PROBLEM: Find each line containing the word "this" and report how many there are. Add nothing else.

DATA SECTION:
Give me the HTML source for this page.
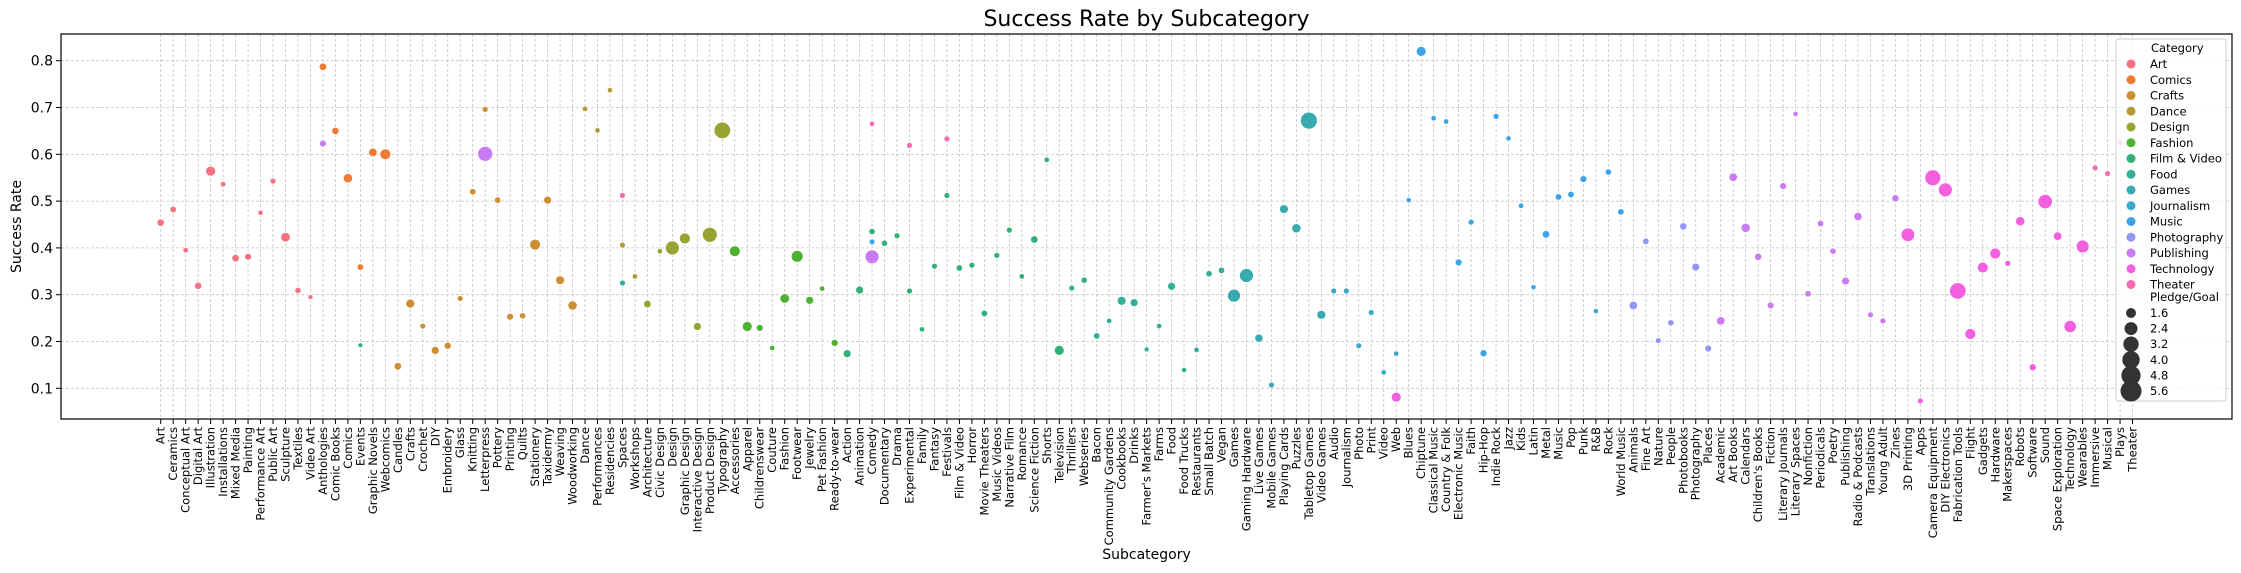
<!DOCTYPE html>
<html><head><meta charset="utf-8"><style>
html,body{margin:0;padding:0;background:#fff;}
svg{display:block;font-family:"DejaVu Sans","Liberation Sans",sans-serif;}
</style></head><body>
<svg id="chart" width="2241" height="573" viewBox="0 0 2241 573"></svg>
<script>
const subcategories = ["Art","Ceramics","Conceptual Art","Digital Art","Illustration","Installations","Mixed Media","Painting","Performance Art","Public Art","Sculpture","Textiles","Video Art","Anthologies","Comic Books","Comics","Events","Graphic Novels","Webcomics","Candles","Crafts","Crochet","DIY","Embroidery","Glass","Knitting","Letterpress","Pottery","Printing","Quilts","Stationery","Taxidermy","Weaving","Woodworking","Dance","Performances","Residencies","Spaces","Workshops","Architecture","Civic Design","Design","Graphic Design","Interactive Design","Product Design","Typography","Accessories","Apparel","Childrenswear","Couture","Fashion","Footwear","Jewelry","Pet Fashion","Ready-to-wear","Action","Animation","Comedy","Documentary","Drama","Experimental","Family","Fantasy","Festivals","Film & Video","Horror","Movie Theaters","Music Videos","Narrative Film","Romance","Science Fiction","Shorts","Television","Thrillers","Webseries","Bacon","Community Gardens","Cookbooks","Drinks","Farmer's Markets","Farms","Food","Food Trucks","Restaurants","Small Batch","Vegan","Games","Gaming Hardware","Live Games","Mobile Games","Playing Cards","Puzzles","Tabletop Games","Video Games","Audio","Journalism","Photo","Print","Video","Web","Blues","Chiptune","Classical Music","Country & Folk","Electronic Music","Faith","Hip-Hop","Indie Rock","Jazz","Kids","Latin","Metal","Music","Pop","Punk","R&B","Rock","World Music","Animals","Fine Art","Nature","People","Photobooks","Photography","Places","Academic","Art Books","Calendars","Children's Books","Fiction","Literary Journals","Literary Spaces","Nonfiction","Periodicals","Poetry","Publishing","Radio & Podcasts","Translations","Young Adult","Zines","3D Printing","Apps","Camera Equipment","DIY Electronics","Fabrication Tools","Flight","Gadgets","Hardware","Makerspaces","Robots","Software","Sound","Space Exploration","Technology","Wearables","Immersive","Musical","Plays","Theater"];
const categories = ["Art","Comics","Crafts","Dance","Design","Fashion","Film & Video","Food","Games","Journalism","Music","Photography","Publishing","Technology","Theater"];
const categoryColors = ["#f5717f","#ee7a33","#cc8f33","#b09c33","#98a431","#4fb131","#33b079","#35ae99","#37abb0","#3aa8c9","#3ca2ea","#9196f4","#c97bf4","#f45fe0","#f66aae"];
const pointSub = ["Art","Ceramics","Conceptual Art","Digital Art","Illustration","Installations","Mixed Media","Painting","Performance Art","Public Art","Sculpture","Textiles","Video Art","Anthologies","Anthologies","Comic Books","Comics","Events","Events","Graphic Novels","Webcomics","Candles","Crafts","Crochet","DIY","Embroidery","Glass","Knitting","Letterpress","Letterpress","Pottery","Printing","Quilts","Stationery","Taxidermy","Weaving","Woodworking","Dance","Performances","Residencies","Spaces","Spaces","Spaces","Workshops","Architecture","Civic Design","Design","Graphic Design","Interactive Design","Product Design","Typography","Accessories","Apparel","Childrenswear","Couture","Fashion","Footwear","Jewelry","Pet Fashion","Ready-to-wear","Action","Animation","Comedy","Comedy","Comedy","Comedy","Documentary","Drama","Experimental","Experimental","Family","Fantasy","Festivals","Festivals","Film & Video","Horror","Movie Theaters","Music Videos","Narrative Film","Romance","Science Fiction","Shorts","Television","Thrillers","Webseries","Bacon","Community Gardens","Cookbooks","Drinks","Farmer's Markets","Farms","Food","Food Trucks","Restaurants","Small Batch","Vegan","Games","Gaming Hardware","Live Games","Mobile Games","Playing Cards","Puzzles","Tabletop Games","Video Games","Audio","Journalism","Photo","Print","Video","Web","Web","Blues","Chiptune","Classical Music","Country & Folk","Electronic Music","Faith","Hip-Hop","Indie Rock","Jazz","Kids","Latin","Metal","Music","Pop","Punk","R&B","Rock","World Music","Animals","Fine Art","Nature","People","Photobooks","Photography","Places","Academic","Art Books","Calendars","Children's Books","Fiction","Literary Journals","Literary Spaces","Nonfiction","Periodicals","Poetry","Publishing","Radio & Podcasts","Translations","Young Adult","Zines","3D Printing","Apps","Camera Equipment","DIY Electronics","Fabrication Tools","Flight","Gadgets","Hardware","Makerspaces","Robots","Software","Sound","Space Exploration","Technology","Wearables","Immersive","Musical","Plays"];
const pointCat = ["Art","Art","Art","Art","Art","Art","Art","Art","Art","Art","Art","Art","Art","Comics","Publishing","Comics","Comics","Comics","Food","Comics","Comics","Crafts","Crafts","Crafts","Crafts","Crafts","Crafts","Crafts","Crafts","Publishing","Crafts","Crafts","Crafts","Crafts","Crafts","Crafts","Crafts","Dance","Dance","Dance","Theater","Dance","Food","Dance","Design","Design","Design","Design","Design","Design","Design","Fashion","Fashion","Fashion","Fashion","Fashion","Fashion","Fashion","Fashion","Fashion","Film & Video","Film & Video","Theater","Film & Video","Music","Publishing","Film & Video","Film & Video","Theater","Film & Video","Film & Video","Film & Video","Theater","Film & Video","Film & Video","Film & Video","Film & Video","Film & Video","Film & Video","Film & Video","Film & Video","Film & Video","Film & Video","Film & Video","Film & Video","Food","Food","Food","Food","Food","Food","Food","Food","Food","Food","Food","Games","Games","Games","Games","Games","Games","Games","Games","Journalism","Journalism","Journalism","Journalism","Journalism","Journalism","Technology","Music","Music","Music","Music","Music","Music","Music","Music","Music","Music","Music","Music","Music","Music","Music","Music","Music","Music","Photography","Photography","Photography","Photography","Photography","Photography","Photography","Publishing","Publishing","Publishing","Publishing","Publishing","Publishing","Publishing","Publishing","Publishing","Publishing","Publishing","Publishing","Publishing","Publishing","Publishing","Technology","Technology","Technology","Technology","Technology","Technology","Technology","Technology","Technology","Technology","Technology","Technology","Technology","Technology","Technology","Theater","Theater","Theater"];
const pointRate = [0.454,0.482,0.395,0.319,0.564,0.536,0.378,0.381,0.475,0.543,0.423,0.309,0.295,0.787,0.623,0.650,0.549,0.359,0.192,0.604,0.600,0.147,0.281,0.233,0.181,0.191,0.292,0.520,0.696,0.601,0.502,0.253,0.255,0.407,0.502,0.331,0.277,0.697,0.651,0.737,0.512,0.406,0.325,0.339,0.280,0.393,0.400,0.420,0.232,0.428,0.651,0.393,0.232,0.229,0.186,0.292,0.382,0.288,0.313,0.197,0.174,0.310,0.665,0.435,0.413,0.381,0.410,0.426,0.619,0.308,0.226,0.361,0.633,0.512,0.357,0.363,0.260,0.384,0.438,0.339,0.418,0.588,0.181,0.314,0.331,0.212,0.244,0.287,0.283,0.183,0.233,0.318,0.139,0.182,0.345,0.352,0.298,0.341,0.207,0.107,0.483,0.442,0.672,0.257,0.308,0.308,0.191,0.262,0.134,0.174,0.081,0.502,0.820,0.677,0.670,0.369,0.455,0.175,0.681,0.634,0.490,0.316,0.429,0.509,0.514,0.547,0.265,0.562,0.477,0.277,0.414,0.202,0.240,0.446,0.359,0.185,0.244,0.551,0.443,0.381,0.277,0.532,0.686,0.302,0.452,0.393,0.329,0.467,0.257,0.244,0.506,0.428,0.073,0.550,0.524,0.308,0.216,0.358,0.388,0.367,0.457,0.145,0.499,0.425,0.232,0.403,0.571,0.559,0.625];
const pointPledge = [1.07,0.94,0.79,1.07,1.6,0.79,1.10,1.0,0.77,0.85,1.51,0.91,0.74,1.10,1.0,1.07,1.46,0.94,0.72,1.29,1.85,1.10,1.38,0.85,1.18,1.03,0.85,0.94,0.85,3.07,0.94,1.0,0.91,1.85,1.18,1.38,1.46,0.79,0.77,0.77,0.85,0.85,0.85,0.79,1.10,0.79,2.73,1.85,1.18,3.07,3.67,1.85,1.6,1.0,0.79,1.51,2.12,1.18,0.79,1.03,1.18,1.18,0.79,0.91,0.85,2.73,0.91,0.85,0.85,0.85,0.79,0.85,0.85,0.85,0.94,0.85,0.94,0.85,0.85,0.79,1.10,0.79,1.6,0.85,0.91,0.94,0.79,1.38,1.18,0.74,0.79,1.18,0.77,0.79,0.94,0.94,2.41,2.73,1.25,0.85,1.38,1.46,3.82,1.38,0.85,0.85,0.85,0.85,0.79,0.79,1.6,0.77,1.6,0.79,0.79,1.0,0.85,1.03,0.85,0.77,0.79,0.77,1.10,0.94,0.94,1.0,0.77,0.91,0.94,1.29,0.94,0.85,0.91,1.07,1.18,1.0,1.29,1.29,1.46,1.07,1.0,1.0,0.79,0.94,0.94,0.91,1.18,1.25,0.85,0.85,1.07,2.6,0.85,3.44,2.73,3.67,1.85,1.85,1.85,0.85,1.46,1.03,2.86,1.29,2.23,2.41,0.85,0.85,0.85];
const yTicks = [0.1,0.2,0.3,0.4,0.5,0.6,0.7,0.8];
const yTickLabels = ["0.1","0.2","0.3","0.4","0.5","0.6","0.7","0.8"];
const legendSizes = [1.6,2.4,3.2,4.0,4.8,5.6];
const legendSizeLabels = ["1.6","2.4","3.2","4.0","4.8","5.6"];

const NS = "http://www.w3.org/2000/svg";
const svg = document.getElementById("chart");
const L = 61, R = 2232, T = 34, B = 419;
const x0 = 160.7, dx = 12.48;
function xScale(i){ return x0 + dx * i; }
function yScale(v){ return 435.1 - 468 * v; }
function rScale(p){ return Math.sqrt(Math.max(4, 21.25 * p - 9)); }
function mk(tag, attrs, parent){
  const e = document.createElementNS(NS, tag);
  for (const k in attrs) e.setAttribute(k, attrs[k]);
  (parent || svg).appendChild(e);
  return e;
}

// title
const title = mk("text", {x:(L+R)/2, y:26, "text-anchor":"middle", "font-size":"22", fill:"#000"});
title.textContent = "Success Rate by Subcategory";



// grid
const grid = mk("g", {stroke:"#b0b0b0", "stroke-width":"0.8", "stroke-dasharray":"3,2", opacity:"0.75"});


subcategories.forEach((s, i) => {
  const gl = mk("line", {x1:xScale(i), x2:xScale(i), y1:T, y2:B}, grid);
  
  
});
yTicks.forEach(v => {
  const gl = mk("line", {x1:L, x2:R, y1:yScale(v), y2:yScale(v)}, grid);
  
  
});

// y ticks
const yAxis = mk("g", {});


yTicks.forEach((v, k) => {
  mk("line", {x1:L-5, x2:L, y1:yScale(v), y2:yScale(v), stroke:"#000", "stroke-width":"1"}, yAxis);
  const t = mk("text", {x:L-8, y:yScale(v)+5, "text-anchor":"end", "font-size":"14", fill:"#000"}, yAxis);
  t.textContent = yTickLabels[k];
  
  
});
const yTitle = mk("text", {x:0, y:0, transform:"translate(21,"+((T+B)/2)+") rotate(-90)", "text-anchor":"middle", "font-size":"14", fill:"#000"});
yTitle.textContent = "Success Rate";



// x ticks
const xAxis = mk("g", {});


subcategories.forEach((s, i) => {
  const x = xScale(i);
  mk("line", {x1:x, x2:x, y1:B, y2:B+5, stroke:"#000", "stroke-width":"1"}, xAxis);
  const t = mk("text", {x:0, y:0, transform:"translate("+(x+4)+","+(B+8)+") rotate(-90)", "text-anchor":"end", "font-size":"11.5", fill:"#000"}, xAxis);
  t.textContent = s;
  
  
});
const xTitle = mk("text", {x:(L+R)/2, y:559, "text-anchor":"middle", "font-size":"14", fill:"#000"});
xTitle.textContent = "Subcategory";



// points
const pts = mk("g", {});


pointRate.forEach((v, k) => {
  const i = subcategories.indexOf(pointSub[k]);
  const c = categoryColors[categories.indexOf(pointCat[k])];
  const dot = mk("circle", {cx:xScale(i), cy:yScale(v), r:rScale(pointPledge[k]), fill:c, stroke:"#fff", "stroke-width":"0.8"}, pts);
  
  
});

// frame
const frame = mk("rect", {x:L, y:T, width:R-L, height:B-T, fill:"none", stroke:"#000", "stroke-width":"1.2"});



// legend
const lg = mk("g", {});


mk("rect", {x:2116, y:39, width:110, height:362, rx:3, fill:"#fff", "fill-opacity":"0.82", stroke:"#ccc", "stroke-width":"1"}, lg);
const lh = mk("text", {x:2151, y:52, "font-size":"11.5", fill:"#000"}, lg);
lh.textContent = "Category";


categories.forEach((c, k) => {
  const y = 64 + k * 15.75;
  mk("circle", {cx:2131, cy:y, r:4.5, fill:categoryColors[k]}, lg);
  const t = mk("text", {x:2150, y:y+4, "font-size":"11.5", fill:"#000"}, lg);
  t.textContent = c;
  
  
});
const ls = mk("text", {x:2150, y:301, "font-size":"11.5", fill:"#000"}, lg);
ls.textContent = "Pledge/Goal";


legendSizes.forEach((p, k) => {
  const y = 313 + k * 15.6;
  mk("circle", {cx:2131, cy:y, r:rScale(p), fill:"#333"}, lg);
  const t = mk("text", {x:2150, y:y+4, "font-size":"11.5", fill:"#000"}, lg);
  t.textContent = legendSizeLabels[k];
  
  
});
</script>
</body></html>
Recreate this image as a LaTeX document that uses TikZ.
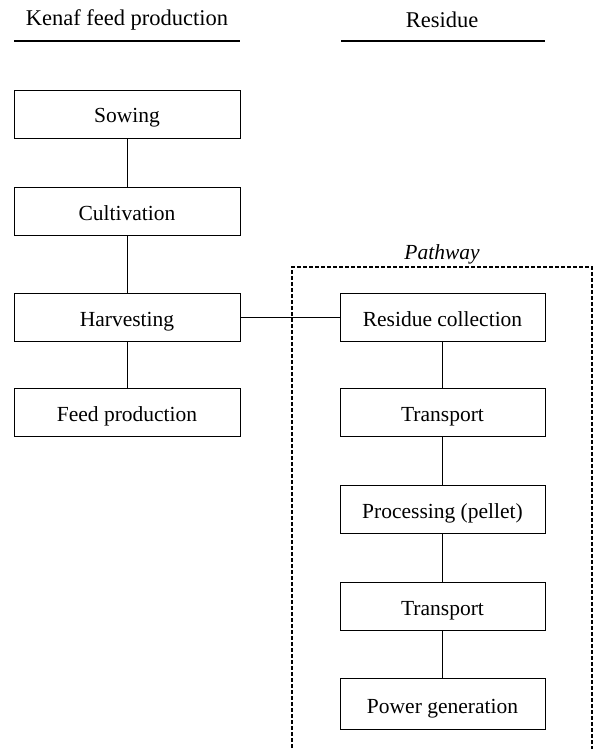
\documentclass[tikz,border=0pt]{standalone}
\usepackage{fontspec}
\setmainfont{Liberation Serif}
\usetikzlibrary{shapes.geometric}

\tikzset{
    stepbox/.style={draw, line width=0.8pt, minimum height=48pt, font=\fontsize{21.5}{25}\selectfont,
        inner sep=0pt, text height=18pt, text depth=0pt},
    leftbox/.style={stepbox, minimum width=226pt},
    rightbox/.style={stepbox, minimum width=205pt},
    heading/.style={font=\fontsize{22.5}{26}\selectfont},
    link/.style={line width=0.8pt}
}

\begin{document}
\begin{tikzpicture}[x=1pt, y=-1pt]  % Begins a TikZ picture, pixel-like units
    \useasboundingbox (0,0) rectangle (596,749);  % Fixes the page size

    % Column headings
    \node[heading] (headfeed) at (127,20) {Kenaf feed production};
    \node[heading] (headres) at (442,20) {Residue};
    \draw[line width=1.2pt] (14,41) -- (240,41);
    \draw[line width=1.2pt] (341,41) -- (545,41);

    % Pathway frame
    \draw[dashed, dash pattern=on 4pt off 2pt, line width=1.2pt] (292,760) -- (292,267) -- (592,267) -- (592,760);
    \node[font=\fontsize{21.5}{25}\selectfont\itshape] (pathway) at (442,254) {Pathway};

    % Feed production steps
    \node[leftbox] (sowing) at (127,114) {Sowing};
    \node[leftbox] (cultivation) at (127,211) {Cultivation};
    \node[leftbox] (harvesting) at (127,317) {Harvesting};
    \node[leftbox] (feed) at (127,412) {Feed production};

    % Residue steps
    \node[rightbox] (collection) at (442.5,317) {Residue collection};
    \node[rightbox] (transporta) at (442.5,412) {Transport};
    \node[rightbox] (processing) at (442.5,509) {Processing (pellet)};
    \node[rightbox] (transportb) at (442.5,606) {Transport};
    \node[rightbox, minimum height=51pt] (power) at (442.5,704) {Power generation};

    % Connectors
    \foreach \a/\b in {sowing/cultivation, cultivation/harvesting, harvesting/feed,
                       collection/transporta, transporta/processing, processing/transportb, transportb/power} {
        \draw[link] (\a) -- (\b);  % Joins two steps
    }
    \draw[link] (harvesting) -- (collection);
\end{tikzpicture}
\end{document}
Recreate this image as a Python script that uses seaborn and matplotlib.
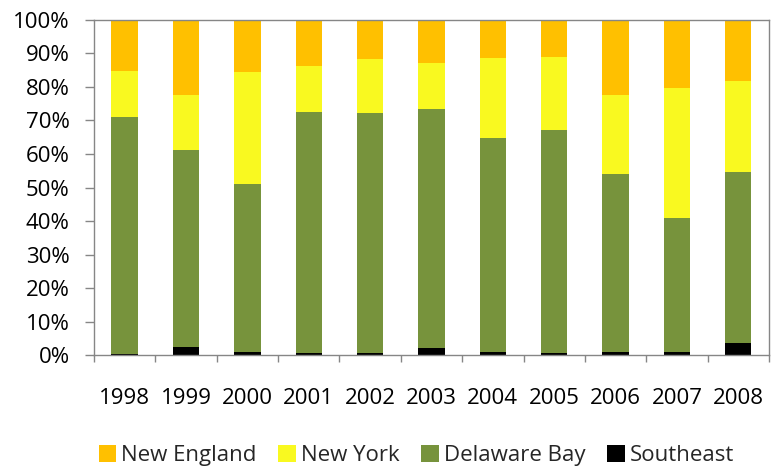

THE COMPLETED TASK: 3